-- START OF Data lines --

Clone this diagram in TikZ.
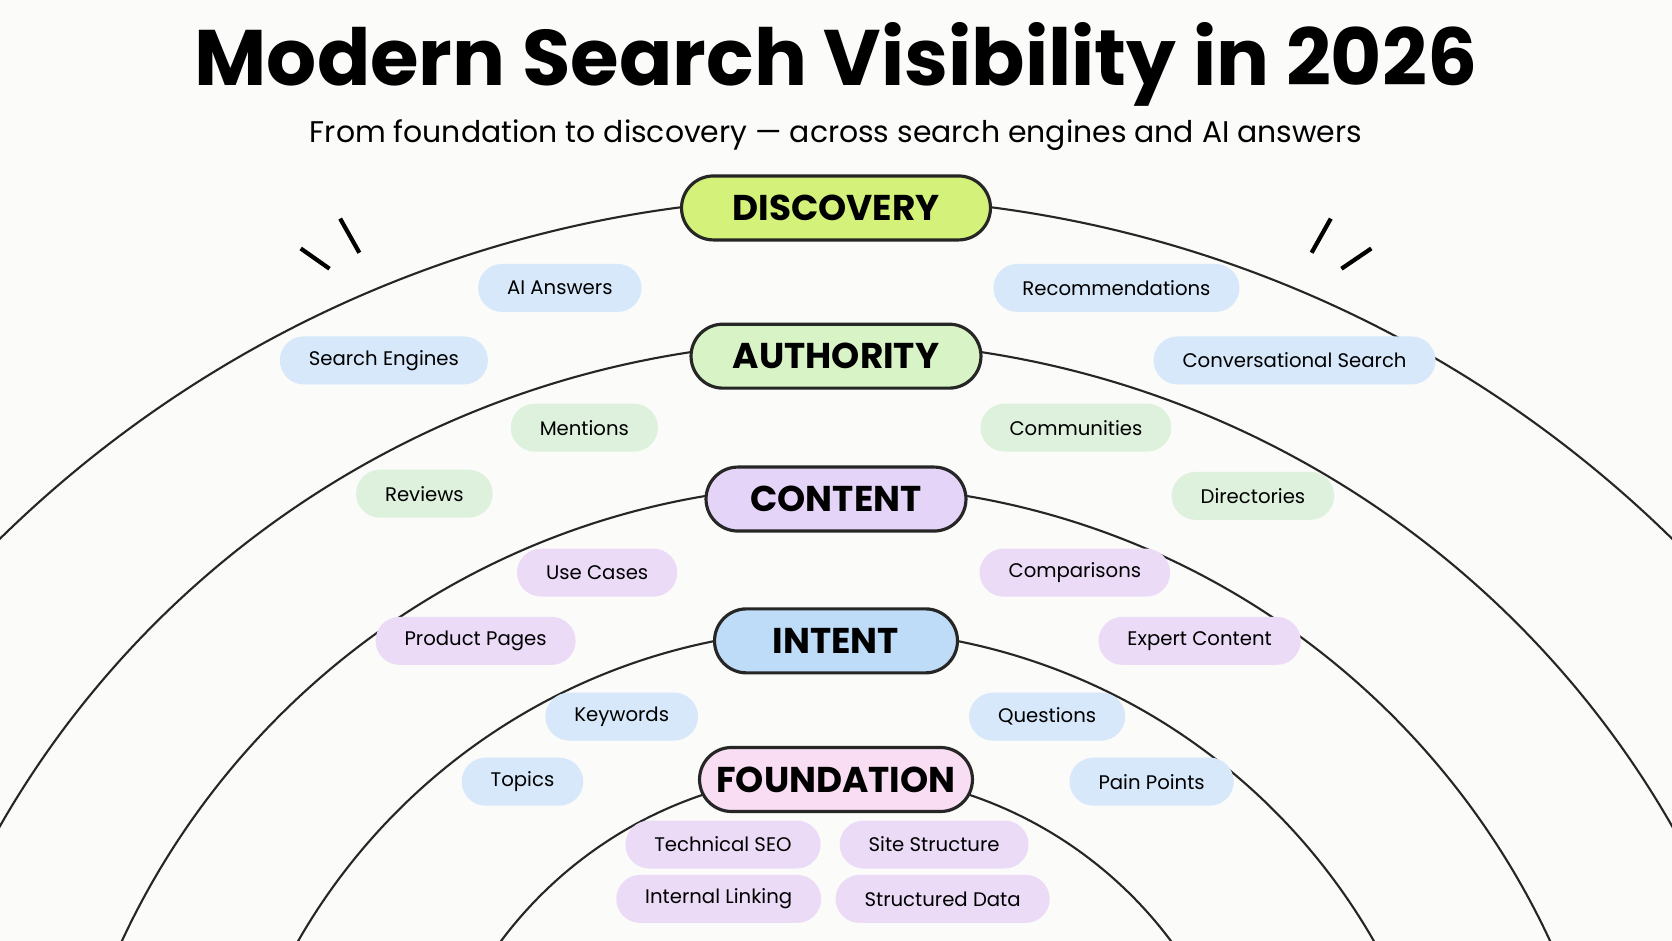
\documentclass[tikz,border=0pt]{standalone}
\usepackage{fontspec}
\setmainfont{Poppins}
\usepackage{tikz}
\usetikzlibrary{positioning}
\definecolor{bgcol}{HTML}{FBFBF9}
\definecolor{discfill}{HTML}{D4F27A}
\definecolor{authfill}{HTML}{D8F3C6}
\definecolor{contfill}{HTML}{E4D4F8}
\definecolor{intfill}{HTML}{BEDCF8}
\definecolor{foundfill}{HTML}{F8DDF3}
\definecolor{tagblue}{HTML}{D6E8FA}
\definecolor{taggreen}{HTML}{DDF1DD}
\definecolor{tagpurple}{HTML}{EBDBF7}
\tikzset{
  layer/.style={draw=black!85, line width=0.9pt, rounded corners=3.2mm,
    minimum height=0.64cm, font=\fontsize{10.2}{12}\selectfont\bfseries},
  tag/.style={rounded corners=2.4mm, minimum height=0.48cm, inner xsep=0.29cm,
    font=\fontsize{5.6}{7}\selectfont},
  ring/.style={line width=0.6pt, black!85}
}
\begin{document}
\begin{tikzpicture}[x=0.010663cm, y=-0.010663cm]
\fill[bgcol] (0,0) rectangle (1568,882);
\useasboundingbox (0,0) rectangle (1568,882);
% Rings
\begin{scope}
\clip (0,0) rectangle (1568,882);
\draw[ring] (784,1305) circle (1120);
\draw[ring] (784,1223) circle (903);
\draw[ring] (784,1193) circle (738);
\draw[ring] (784,1171) circle (581);
\draw[ring] (784,1117) circle (392);
\end{scope}
% Title
\node (title) at (784,60) {\fontsize{22.4}{25}\selectfont\bfseries Modern Search Visibility in 2026};
\node (subtitle) at (784,127) {\fontsize{8.5}{10}\selectfont From foundation to discovery — across search engines and AI answers};
% Sparks
\draw[line width=1.2pt] (282,233) -- (309,252);
\draw[line width=1.2pt] (319,205) -- (337,237);
\draw[line width=1.2pt] (1230,237) -- (1248,205);
\draw[line width=1.2pt] (1258,252) -- (1286,233);
% Layers
\node[layer, fill=discfill, minimum width=3.09cm] (discovery) at (784,195) {DISCOVERY};
\node[layer, fill=authfill, minimum width=2.9cm] (authority) at (784,334) {AUTHORITY};
\node[layer, fill=contfill, minimum width=2.6cm] (content) at (784,468) {CONTENT};
\node[layer, fill=intfill, minimum width=2.43cm] (intent) at (784,601) {INTENT};
\node[layer, fill=foundfill, minimum width=2.73cm] (foundation) at (784,731) {FOUNDATION};
% Discovery tags
\node[tag, fill=tagblue] (aianswers) at (525,270) {AI Answers};
\node[tag, fill=tagblue] (recommend) at (1047,270) {Recommendations};
\node[tag, fill=tagblue] (engines) at (360,338) {Search Engines};
\node[tag, fill=tagblue] (conversational) at (1214,338) {Conversational Search};
% Authority tags
\node[tag, fill=taggreen] (mentions) at (548,401) {Mentions};
\node[tag, fill=taggreen] (communities) at (1009,401) {Communities};
\node[tag, fill=taggreen] (reviews) at (398,463) {Reviews};
\node[tag, fill=taggreen] (directories) at (1175,465) {Directories};
% Content tags
\node[tag, fill=tagpurple] (usecases) at (560,537) {Use Cases};
\node[tag, fill=tagpurple] (comparisons) at (1008,537) {Comparisons};
\node[tag, fill=tagpurple] (productpages) at (446,601) {Product Pages};
\node[tag, fill=tagpurple] (expert) at (1125,601) {Expert Content};
% Intent tags
\node[tag, fill=tagblue] (keywords) at (583,672) {Keywords};
\node[tag, fill=tagblue] (questions) at (982,672) {Questions};
\node[tag, fill=tagblue] (topics) at (490,733) {Topics};
\node[tag, fill=tagblue] (painpoints) at (1080,733) {Pain Points};
% Foundation tags
\node[tag, fill=tagpurple] (technical) at (678,792) {Technical SEO};
\node[tag, fill=tagpurple] (structure) at (876,792) {Site Structure};
\node[tag, fill=tagpurple] (linking) at (674,843) {Internal Linking};
\node[tag, fill=tagpurple] (structured) at (884,843) {Structured Data};
\end{tikzpicture}
\end{document}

-- END OF Data lines --

» Task description: Quote the full listing above word for word; exclude every picture from the copy.

» Output of the task:
Clone this diagram in TikZ.
\documentclass[tikz,border=0pt]{standalone}
\usepackage{fontspec}
\setmainfont{Poppins}
\usepackage{tikz}
\usetikzlibrary{positioning}
\definecolor{bgcol}{HTML}{FBFBF9}
\definecolor{discfill}{HTML}{D4F27A}
\definecolor{authfill}{HTML}{D8F3C6}
\definecolor{contfill}{HTML}{E4D4F8}
\definecolor{intfill}{HTML}{BEDCF8}
\definecolor{foundfill}{HTML}{F8DDF3}
\definecolor{tagblue}{HTML}{D6E8FA}
\definecolor{taggreen}{HTML}{DDF1DD}
\definecolor{tagpurple}{HTML}{EBDBF7}
\tikzset{
  layer/.style={draw=black!85, line width=0.9pt, rounded corners=3.2mm,
    minimum height=0.64cm, font=\fontsize{10.2}{12}\selectfont\bfseries},
  tag/.style={rounded corners=2.4mm, minimum height=0.48cm, inner xsep=0.29cm,
    font=\fontsize{5.6}{7}\selectfont},
  ring/.style={line width=0.6pt, black!85}
}
\begin{document}
\begin{tikzpicture}[x=0.010663cm, y=-0.010663cm]
\fill[bgcol] (0,0) rectangle (1568,882);
\useasboundingbox (0,0) rectangle (1568,882);
% Rings
\begin{scope}
\clip (0,0) rectangle (1568,882);
\draw[ring] (784,1305) circle (1120);
\draw[ring] (784,1223) circle (903);
\draw[ring] (784,1193) circle (738);
\draw[ring] (784,1171) circle (581);
\draw[ring] (784,1117) circle (392);
\end{scope}
% Title
\node (title) at (784,60) {\fontsize{22.4}{25}\selectfont\bfseries Modern Search Visibility in 2026};
\node (subtitle) at (784,127) {\fontsize{8.5}{10}\selectfont From foundation to discovery — across search engines and AI answers};
% Sparks
\draw[line width=1.2pt] (282,233) -- (309,252);
\draw[line width=1.2pt] (319,205) -- (337,237);
\draw[line width=1.2pt] (1230,237) -- (1248,205);
\draw[line width=1.2pt] (1258,252) -- (1286,233);
% Layers
\node[layer, fill=discfill, minimum width=3.09cm] (discovery) at (784,195) {DISCOVERY};
\node[layer, fill=authfill, minimum width=2.9cm] (authority) at (784,334) {AUTHORITY};
\node[layer, fill=contfill, minimum width=2.6cm] (content) at (784,468) {CONTENT};
\node[layer, fill=intfill, minimum width=2.43cm] (intent) at (784,601) {INTENT};
\node[layer, fill=foundfill, minimum width=2.73cm] (foundation) at (784,731) {FOUNDATION};
% Discovery tags
\node[tag, fill=tagblue] (aianswers) at (525,270) {AI Answers};
\node[tag, fill=tagblue] (recommend) at (1047,270) {Recommendations};
\node[tag, fill=tagblue] (engines) at (360,338) {Search Engines};
\node[tag, fill=tagblue] (conversational) at (1214,338) {Conversational Search};
% Authority tags
\node[tag, fill=taggreen] (mentions) at (548,401) {Mentions};
\node[tag, fill=taggreen] (communities) at (1009,401) {Communities};
\node[tag, fill=taggreen] (reviews) at (398,463) {Reviews};
\node[tag, fill=taggreen] (directories) at (1175,465) {Directories};
% Content tags
\node[tag, fill=tagpurple] (usecases) at (560,537) {Use Cases};
\node[tag, fill=tagpurple] (comparisons) at (1008,537) {Comparisons};
\node[tag, fill=tagpurple] (productpages) at (446,601) {Product Pages};
\node[tag, fill=tagpurple] (expert) at (1125,601) {Expert Content};
% Intent tags
\node[tag, fill=tagblue] (keywords) at (583,672) {Keywords};
\node[tag, fill=tagblue] (questions) at (982,672) {Questions};
\node[tag, fill=tagblue] (topics) at (490,733) {Topics};
\node[tag, fill=tagblue] (painpoints) at (1080,733) {Pain Points};
% Foundation tags
\node[tag, fill=tagpurple] (technical) at (678,792) {Technical SEO};
\node[tag, fill=tagpurple] (structure) at (876,792) {Site Structure};
\node[tag, fill=tagpurple] (linking) at (674,843) {Internal Linking};
\node[tag, fill=tagpurple] (structured) at (884,843) {Structured Data};
\end{tikzpicture}
\end{document}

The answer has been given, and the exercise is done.